We accept applications every fall and spring. This year’s fall deadline is Friday, September 1, so you still have time to apply. Check out the past projects below for inspiration, and contact the Estuary Program in order to discuss your idea with our staff before applying.

 

SeaLife Stewards Kayak Docent Program

$3,260 awarded to the Central Coast State Parks Association

SeaLife Stewards is a kayak docent program modeled on the successful Team OCEAN program in Monterey Bay. SeaLife Stewards docents are California State Parks volunteers who go out on the water during the busy summer months to act as roving interpreters, engaging paddlers and others out enjoying the bay with information about the incredible animals that live in Morro Bay. Docents also help people understand how to protect sensitive marine mammals and birds by keeping a safe distance away from them, so that they can continue to thrive in the bay’s waters.

Two SeaLife Stewards volunteers paddle out on the Morro Bay estuary.

Two SeaLife Stewards volunteers paddle out on the Morro Bay estuary. Photograph courtesy of California State Parks.

When they aren’t talking with paddlers, SeaLife Stewards docents are acting as citizen scientists. They note the location of marine mammals in the bay and jot down information about the recreational activities happening around them. The collected data will inform their future education efforts to reduce wildlife disturbances and share valuable information about the bay’s fascinating wildlife and habitats.

Two SeaLife Stewards volunteers, ready to go out on the water safely.

Two SeaLife Stewards volunteers, ready to go out on the water safely. Photograph courtesy of California State Parks.

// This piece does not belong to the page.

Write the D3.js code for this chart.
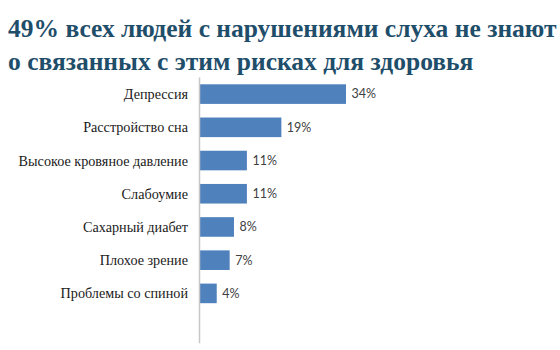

This grant provided essential equipment to get the program up and running, including kayaks, paddles, storage racks, and more. During SeaLife Stewards’ first season, 25 volunteers reached out to 1,042 people recreating on the water and 842 people on land. The program is currently in its second season; we look forward to their continued work for bay.

Jenny and Bette, two of the members of the team who created and implemented the SeaLife Stewards program check out one of their new life vests.

Jenny and Bette, two of the members of the team who created and implemented the SeaLife Stewards program check out one of their new life vests. Photograph courtesy of California State Parks.

 

Of Marshes and Morros Short Documentary Film

$5,000 awarded to Local Filmmaker Simo Nylander

Simo Nylander sought funding for this project in order to tell the story of the many concerned individuals who came together to protect Morro Bay, leading to its recognition as both a state and national estuary of significance. As he says, the goal of the film is to, “inform and engage citizens so that they become participating stewards of the estuary and watershed. Morro Bay is a natural treasure we can’t afford to lose.” Of Marshes and Morros won the award for Best Documentary Short at the San Luis Obispo International Film Festival. The film also received a grant from PG&E and other funds from local donors.

Watch the trailer for the film below and learn more at marshesandmorros.com.

 

Rainwater Harvesting Demonstration at Centennial Parkway

$5,000 Awarded to Morro Bay in Bloom

Rainwater harvesting is doubly good for the estuary—it keeps rainwater from flowing directly into the bay, and stores it for use during dry periods. Morro Bay in Bloom’s rainwater catchment system is located in busy Centennial Parkway. Unlike larger, commercial or agricultural rainwater catchment projects, this smaller-scale system shows locals and visitors the kind of collection system that they could install at home.

For every inch of rain that falls in a day, the tank collects about 800 gallons of water. The stored water is used to irrigate the park, keeping its drought-tolerant plants green throughout the year.

This tank holds the water collected from the roof of the building.

This tank holds the water collected from the roof of the building. Photograph courtesy of Morro Bay in Bloom.